Plotting code records.
========
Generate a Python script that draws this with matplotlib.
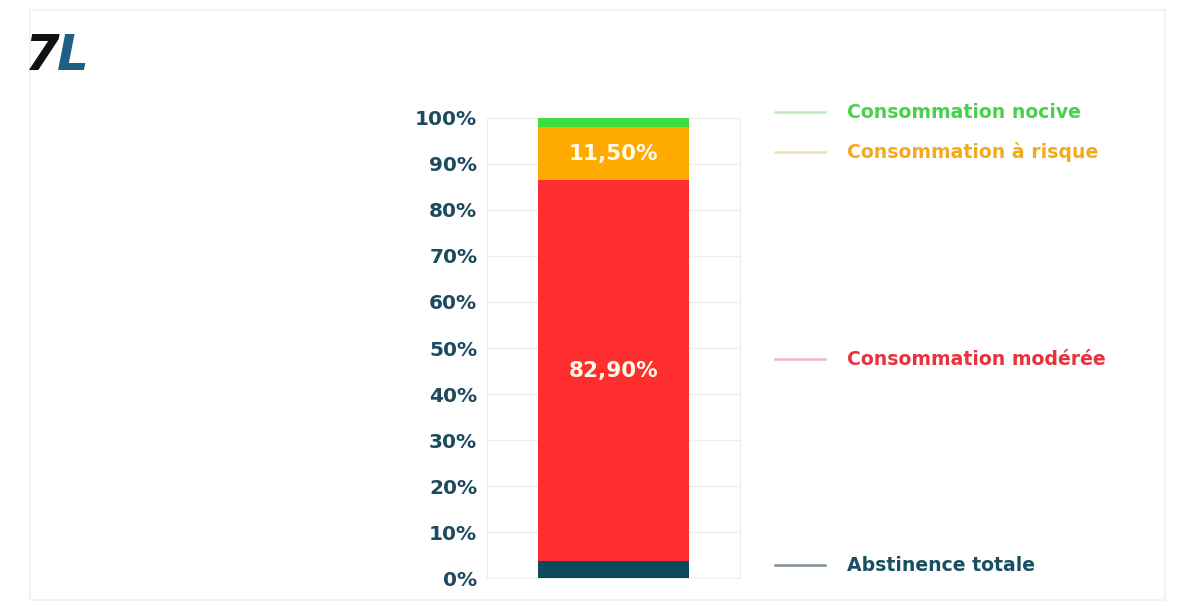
import matplotlib.pyplot as plt
import matplotlib.patches as mpatches
import matplotlib.transforms as mtransforms
import numpy as np

# données (%), du bas vers le haut
categories = ["Abstinence totale", "Consommation modérée", "Consommation à risque", "Consommation nocive"]
valeurs = [3.6, 82.9, 11.5, 2.0]
etiquettes = ["", "82,90%", "11,50%", ""]
couleurs = ["#0d4a5e", "#ff2e2e", "#ffaa00", "#3fdc3f"]
couleurs_texte = ["#1a4f63", "#e8323c", "#f5aa1e", "#46d24a"]
couleurs_trait = ["#7d9099", "#ecb6c4", "#efe2b0", "#bfe8bf"]
ticks = np.arange(0, 101, 10)
tick_labels = [f"{t}%" for t in ticks]

fig = plt.figure(figsize=(11.87, 6.06), dpi=100)
fig.patch.set_facecolor("white")

# cadre léger autour
fig.patches.append(mpatches.Rectangle((30 / 1187, 6 / 606), 1135 / 1187, 590 / 606,
                                      transform=fig.transFigure, fill=False,
                                      edgecolor="#f0f0f0", lw=1.2))

# logo
fig.text(24 / 1187, 1 - 70 / 606, "7", fontsize=36, fontweight="heavy", style="italic",
         color="#111111")
fig.text(57 / 1187, 1 - 70 / 606, "L", fontsize=36, fontweight="heavy", style="italic",
         color="#1f5f85")

ax = fig.add_axes([487 / 1187, 28 / 606, 253 / 1187, 460 / 606])
bas = 0
for v, c, lab in zip(valeurs, couleurs, etiquettes):
    ax.bar(0, v, bottom=bas, width=0.6, color=c, zorder=3)
    if lab:
        ax.text(0, bas + v / 2, lab, ha="center", va="center", color="#fffbea",
                fontsize=15.5, fontweight="bold", zorder=4)
    bas += v

ax.set_xlim(-0.5, 0.5)
ax.set_ylim(0, 100)
ax.set_yticks(ticks)
ax.set_yticklabels(tick_labels, fontsize=14.5, fontweight="bold", color="#1d4a5f")
ax.set_xticks([])
ax.tick_params(axis="y", length=0, pad=7)
ax.grid(axis="y", color="#eeeeee", lw=1, zorder=0)
for s in ["left", "right", "top", "bottom"]:
    ax.spines[s].set_color("#eeeeee")

# légende à droite, alignée sur les segments
legende_y = [2.8, 47.6, 92.5, 101.3]
trans = mtransforms.blended_transform_factory(fig.transFigure, ax.transData)
for cat, y, ct, cl in zip(categories, legende_y, couleurs_texte, couleurs_trait):
    ax.plot([775 / 1187, 825 / 1187], [y, y], transform=trans,
            color=cl, lw=1.8, clip_on=False)
    ax.text(847 / 1187, y, cat, transform=trans,
            ha="left", va="center", fontsize=13.6, fontweight="bold", color=ct, clip_on=False)

fig.savefig("out.png", dpi=100)
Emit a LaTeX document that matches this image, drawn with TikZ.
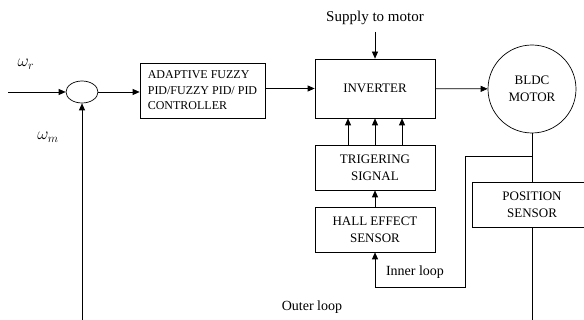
\documentclass[tikz,border=0pt]{standalone}
\usepackage{fontspec}
\setmainfont{Liberation Serif}
\usetikzlibrary{shapes,arrows.meta,positioning}

\begin{document}
\begin{tikzpicture}[x=1pt,y=-1pt,line width=0.7pt,
        blk/.style={draw, minimum width=120pt, minimum height=45pt, inner sep=0pt,
            align=center, font=\fontsize{13}{17}\selectfont},
        arr/.style={-{Triangle[length=7pt,width=6pt]}},
        lbl/.style={font=\fontsize{14}{16}\selectfont}]
        \useasboundingbox (0,0) rectangle (584,320);

        % blocks
        \node[ellipse, draw, minimum width=32pt, minimum height=22pt, inner sep=0pt] (sum) at (82,92) {};
        \node[blk, minimum width=125pt, minimum height=55pt, align=left,
            font=\fontsize{12}{15.5}\selectfont] (ctrl) at (202.5,90.5) {ADAPTIVE FUZZY\\PID/FUZZY PID/ PID\\CONTROLLER};
        \node[blk, minimum height=59pt] (inv) at (375,88.5) {INVERTER};
        \node[blk] (trig) at (375,167.5) {TRIGERING\\SIGNAL};
        \node[blk] (hall) at (375,229.5) {HALL EFFECT\\SENSOR};
        \node[circle, draw, minimum size=88pt, inner sep=0pt, align=center,
            font=\fontsize{13}{17}\selectfont] (motor) at (532,89) {BLDC\\MOTOR};
        \node[blk] (pos) at (532,204.5) {POSITION\\SENSOR};

        % labels
        \node[font=\fontsize{15}{17}\selectfont] (supply) at (375,18) {Supply to motor};
        \node[font=\fontsize{17}{19}\selectfont] (wr) at (26,64) {$\omega_r$};
        \node[font=\fontsize{17}{19}\selectfont] (wm) at (48,137) {$\omega_m$};
        \node[lbl] (inner) at (415,272) {Inner loop};
        \node[lbl] (outer) at (312,307) {Outer loop};

        % free ends
        \coordinate (in) at (8,92);
        \coordinate (sup) at (375,32);
        \coordinate (tap) at (532,156);
        \coordinate (fbl) at (465,156);
        \coordinate (fbd) at (465,287);
        \coordinate (fbh) at (375,287);
        \coordinate (obot) at (82,322);
        \coordinate (pbot) at (532,322);

        % connectors
        \draw[arr] (in) -- (sum);
        \draw[arr] (sum) -- (sum -| ctrl.west);
        \draw[arr] (ctrl.east |- inv) -- (inv.west);
        \draw[arr] (sup) -- (inv.north);
        \draw[arr] (inv) -- (motor);
        \foreach \dx in {-27,0,27}
            \draw[arr] ([xshift=\dx pt]trig.north) -- ([xshift=\dx pt]inv.south);
        \draw[arr] (hall) -- (trig);
        \draw (motor.south) -- (pos.north);
        \draw (tap) -- (fbl) -- (fbd) -- (fbh);
        \draw[arr] (fbh) -- (hall.south);
        \draw (pos.south) -- (pbot);
        \draw[arr] (obot) -- (sum.south);
\end{tikzpicture}
\end{document}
========
Written problem.
Go through the records and copy each line with "this" in it.

Answer.
Generate a Python script that draws this with matplotlib.
Emit a LaTeX document that matches this image, drawn with TikZ.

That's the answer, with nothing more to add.